None: the model will not use any regularizer (default)
‘LP’: the model will use L1, L2 or L3 based on the value of regularizer_params['p'] (see below).

regularizer_params : dict

Dictionary of regularizer-specific hyperparameters. See the regularizers documentation for additional details.

Example: regularizer_params={'lambda': 1e-5, 'p': 2} if regularizer='LP'.

verbose : bool

Verbose mode

fit(X, early_stopping=False, early_stopping_params={})¶

Train an Translating Embeddings model.

The model is trained on a training set X using the training protocol described in [TWR+16].

Parameters:

X (ndarray, shape [n, 3]) – The training triples
early_stopping (bool) – Flag to enable early stopping (default:False)
early_stopping_params (dictionary) –
Dictionary of hyperparameters for the early stopping heuristics.

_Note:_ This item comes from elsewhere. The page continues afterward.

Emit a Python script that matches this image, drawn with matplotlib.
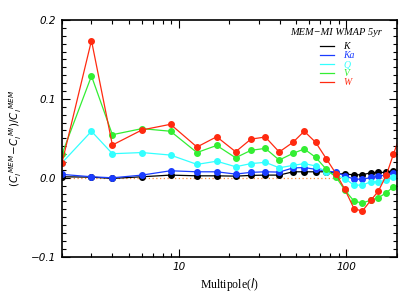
import matplotlib
matplotlib.use("Agg")
import matplotlib.pyplot as plt
from matplotlib.ticker import MultipleLocator, FixedLocator, NullFormatter, FixedFormatter
from matplotlib.lines import Line2D

# Multipole bin centres
ell = [2, 3, 4, 6, 8.9, 12.8, 16.8, 21.8, 26.9, 32.8, 39.7, 48, 56, 65.5,
       76, 87, 98, 111, 124.5, 140, 155, 173, 191, 212]

band_K = [0.0013, 0.0008, -0.0008, 0.0013, 0.0034, 0.0025, 0.0025, 0.0021,
          0.0030, 0.0034, 0.0034, 0.0076, 0.0076, 0.0076, 0.0076, 0.0055,
          0.0047, 0.0038, 0.0038, 0.0064, 0.0068, 0.0068, 0.0089, 0.0090]
band_Ka = [0.0043, 0.0013, 0.0000, 0.0034, 0.0089, 0.0076, 0.0076, 0.0047,
           0.0069, 0.0076, 0.0072, 0.0125, 0.0130, 0.0107, 0.0085, 0.0072,
           0.0022, -0.0015, -0.0020, 0.0004, 0.0022, 0.0034, 0.0064, 0.0080]
band_Q = [0.019, 0.059, 0.0305, 0.032, 0.0288, 0.017, 0.021, 0.014,
          0.018, 0.0196, 0.0127, 0.0157, 0.018, 0.015, 0.0076, 0.003,
          -0.001, -0.0093, -0.0093, -0.005, -0.005, -0.003, 0.0004, 0.002]
band_V = [0.030, 0.129, 0.0546, 0.0623, 0.059, 0.032, 0.041, 0.0254,
          0.0348, 0.0373, 0.0225, 0.031, 0.0365, 0.026, 0.0107, 0.0005,
          -0.0156, -0.0295, -0.032, -0.0283, -0.0254, -0.019, -0.0114, -0.007]
band_W = [0.019, 0.174, 0.0415, 0.0606, 0.0678, 0.039, 0.052, 0.033,
          0.049, 0.0517, 0.0327, 0.045, 0.059, 0.045, 0.024, 0.0047,
          -0.0147, -0.039, -0.0423, -0.0285, -0.0172, 0.003, 0.0297, 0.057]

labels = ["K", "Ka", "Q", "V", "W"]
series = [band_K, band_Ka, band_Q, band_V, band_W]
colors = ["#000000", "#1a3cff", "#33ffff", "#33ee33", "#ff2a10"]

fig = plt.figure(figsize=(4.15, 2.97), dpi=100)
ax = fig.add_axes([0.1494, 0.1357, 0.9560 - 0.1494, 0.9327 - 0.1357])

ax.axhline(0.0, color="#ff8a3a", lw=0.9, ls=(0, (1, 2)), zorder=1)

for lab, vals, c in zip(labels, series, colors):
    ax.plot(ell, vals, color=c, lw=0.9, marker="o", ms=4.0, mec=c, mfc=c,
            zorder=2, clip_on=True)

ax.set_xscale("log")
ax.set_xlim(2, 200)
ax.set_ylim(-0.1, 0.2)

ax.yaxis.set_major_locator(FixedLocator([-0.1, 0.0, 0.1, 0.2]))
ax.yaxis.set_major_formatter(FixedFormatter(["\u22120.1", "0.0", "0.1", "0.2"]))
ax.yaxis.set_minor_locator(MultipleLocator(0.01))
ax.xaxis.set_major_locator(FixedLocator([10, 100]))
ax.xaxis.set_major_formatter(FixedFormatter(["10", "100"]))
ax.xaxis.set_minor_locator(FixedLocator([2, 3, 4, 5, 6, 7, 8, 9, 20, 30, 40, 50, 60, 70, 80, 90, 200]))
ax.xaxis.set_minor_formatter(NullFormatter())
for t in ax.get_xticklabels() + ax.get_yticklabels():
    t.set_fontstyle("italic")
    t.set_fontsize(7.5)
ax.tick_params(which="both", direction="in", top=True, right=True, width=0.8)
ax.tick_params(which="major", length=6, pad=4)
ax.tick_params(which="minor", length=3)
for s in ax.spines.values():
    s.set_linewidth(1.2)

ax.set_xlabel(r"Multipole($l$)", family="Liberation Serif", fontsize=8.5, labelpad=3)
ax.set_ylabel(r"$(C_l^{\ MEM}\!-\!C_l^{\ MI})/C_l^{\ MEM}$", fontsize=7.5, labelpad=5)

ax.text(0.956, 0.966, "MEM\u2212MI WMAP 5yr", transform=ax.transAxes,
        ha="right", va="top", family="Liberation Serif", style="italic", fontsize=7.5)

handles = [Line2D([], [], color=c, lw=0.9) for c in colors]
leg = ax.legend(handles, labels, loc="upper left", bbox_to_anchor=(0.771, 0.905),
                frameon=False, handlelength=1.4, handletextpad=1.0,
                labelspacing=0.0, borderpad=0, borderaxespad=0,
                prop=dict(family="Liberation Serif", style="italic", size=7),
                labelcolor=colors)

fig.savefig("out.png", dpi=100)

The following string keys are supported:
- ’x_valid’: ndarray, shape [n, 3] : Validation set to be used for early stopping.
- ’criteria’: string : criteria for early stopping ‘hits10’, ‘hits3’, ‘hits1’ or ‘mrr’(default).
- ’x_filter’: ndarray, shape [n, 3] : Positive triples to use as filter if a ‘filtered’ early stopping criteria is desired (i.e. filtered-MRR if ‘criteria’:’mrr’). Note this will affect training time (no filter by default).
- ’burn_in’: int : Number of epochs to pass before kicking in early stopping (default: 100).
- check_interval’: int : Early stopping interval after burn-in (default:10).
- ’stop_interval’: int : Stop if criteria is performing worse over n consecutive checks (default: 3)
- ’corruption_entities’: List of entities to be used for corruptions. If ‘all’, it uses all entities (default: ‘all’)
- ’corrupt_side’: Specifies which side to corrupt. ‘s’, ‘o’, ‘s+o’ (default)
Example: early_stopping_params={x_valid=X['valid'], 'criteria': 'mrr'}

get_embeddings(entities, type='entity')¶

Get the embeddings of entities or relations.

Parameters:	entities (array-like, dtype=int, shape=[n]) – The entities (or relations) of interest. Element of the vector must be the original string literals, and not internal IDs. type (string) – If ‘entity’, the `entities` argument will be considered as a list of knowledge graph entities (i.e. nodes). If set to ‘relation’, they will be treated as relation types instead (i.e. predicates).
Returns:	embeddings – An array of k-dimensional embeddings.
Return type:	ndarray, shape [n, k]

predict(X, from_idx=False, get_ranks=False)¶

Predict the scores of triples using a trained embedding model.

The function returns raw scores generated by the model.

Note

To obtain probability estimates, use a logistic sigmoid:

>>> model.fit(X)
>>> y_pred = model.predict(np.array([['f', 'y', 'e'], ['b', 'y', 'd']]))
>>> print(y_pred)
array([1.2052395, 1.5818497], dtype=float32)
>>> from scipy.special import expit
>>> expit(y_pred)
array([0.7694556 , 0.82946634], dtype=float32)

Parameters:

X (ndarray, shape [n, 3]) – The triples to score.
from_idx (bool) – If True, will skip conversion to internal IDs. (default: False).
get_ranks (bool) – Flag to compute ranks by scoring against corruptions (default: False).

Returns:

scores_predict (ndarray, shape [n]) – The predicted scores for input triples X.
rank (ndarray, shape [n]) – Ranks of the triples (only returned if get_ranks=True.